Records with drawing code:
-------

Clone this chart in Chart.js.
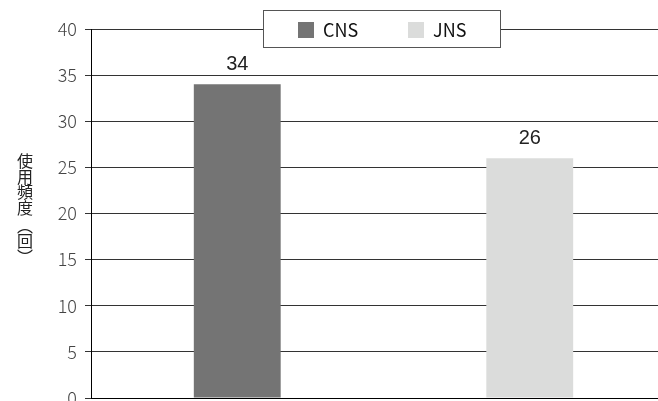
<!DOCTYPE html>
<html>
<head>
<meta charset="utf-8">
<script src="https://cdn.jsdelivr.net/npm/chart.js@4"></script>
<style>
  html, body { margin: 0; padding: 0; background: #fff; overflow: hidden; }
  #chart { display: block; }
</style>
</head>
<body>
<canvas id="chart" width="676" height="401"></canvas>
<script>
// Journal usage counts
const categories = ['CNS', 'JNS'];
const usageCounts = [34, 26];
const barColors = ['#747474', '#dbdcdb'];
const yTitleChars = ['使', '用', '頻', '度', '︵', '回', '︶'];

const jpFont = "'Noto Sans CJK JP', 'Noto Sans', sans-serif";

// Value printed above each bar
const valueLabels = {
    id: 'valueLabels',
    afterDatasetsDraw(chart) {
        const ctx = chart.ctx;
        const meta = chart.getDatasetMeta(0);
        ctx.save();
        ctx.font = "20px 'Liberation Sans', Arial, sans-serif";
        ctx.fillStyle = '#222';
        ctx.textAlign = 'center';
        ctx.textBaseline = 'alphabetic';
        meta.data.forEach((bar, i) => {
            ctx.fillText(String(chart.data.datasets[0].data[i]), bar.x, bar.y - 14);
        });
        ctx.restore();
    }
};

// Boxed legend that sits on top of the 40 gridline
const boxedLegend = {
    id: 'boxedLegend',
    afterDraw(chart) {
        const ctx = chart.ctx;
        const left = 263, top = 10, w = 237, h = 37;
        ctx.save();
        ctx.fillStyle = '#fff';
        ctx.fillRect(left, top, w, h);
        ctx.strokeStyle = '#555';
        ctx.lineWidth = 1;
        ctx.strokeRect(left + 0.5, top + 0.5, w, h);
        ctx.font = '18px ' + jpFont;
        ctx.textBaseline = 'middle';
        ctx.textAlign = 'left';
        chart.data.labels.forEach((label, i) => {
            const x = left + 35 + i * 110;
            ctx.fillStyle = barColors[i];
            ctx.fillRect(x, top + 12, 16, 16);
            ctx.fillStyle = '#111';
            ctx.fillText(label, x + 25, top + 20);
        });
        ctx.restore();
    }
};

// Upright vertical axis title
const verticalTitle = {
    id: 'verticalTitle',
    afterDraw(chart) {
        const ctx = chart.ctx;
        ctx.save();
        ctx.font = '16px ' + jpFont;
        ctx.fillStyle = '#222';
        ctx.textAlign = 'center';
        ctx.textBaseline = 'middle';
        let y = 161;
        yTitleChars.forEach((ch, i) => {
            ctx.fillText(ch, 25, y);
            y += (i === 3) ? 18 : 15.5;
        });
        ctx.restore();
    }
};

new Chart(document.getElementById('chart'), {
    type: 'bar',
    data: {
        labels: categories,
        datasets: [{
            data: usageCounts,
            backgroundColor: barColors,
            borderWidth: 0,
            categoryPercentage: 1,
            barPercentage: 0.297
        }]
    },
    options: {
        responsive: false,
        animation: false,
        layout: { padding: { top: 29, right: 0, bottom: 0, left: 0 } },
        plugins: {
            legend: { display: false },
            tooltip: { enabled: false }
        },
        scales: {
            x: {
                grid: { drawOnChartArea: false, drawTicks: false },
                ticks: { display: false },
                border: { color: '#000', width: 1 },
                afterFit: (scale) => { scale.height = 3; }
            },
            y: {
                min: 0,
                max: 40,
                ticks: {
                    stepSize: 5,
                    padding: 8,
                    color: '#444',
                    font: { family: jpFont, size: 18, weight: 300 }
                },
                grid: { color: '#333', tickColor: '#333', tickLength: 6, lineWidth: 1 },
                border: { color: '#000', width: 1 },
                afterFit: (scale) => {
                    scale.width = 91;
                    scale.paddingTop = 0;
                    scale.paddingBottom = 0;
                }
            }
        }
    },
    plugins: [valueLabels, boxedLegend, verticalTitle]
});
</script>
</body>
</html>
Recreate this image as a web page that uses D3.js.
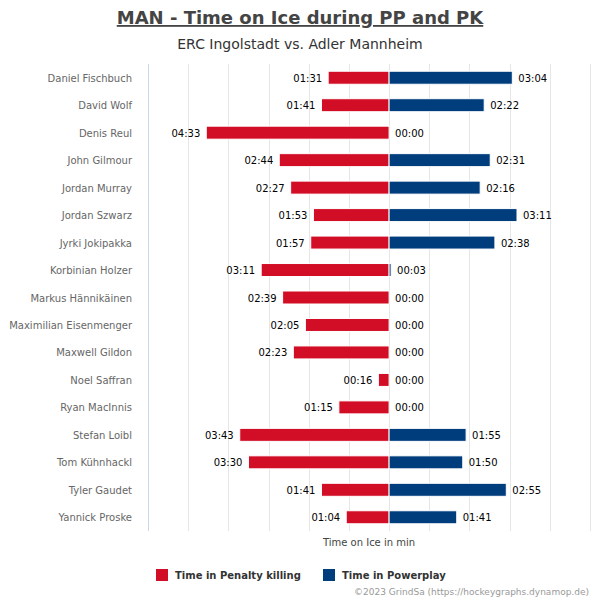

-------

TASK DIRECTIONS
Starting at the top of the listing above, reproduce each line up to and including the one with "CJK JP', 'Noto"; omit the pictures.

REPLY
Clone this chart in Chart.js.
<!DOCTYPE html>
<html>
<head>
<meta charset="utf-8">
<script src="https://cdn.jsdelivr.net/npm/chart.js@4"></script>
<style>
  html, body { margin: 0; padding: 0; background: #fff; overflow: hidden; }
  #chart { display: block; }
</style>
</head>
<body>
<canvas id="chart" width="676" height="401"></canvas>
<script>
// Journal usage counts
const categories = ['CNS', 'JNS'];
const usageCounts = [34, 26];
const barColors = ['#747474', '#dbdcdb'];
const yTitleChars = ['使', '用', '頻', '度', '︵', '回', '︶'];

const jpFont = "'Noto Sans CJK JP', 'Noto Sans', sans-serif";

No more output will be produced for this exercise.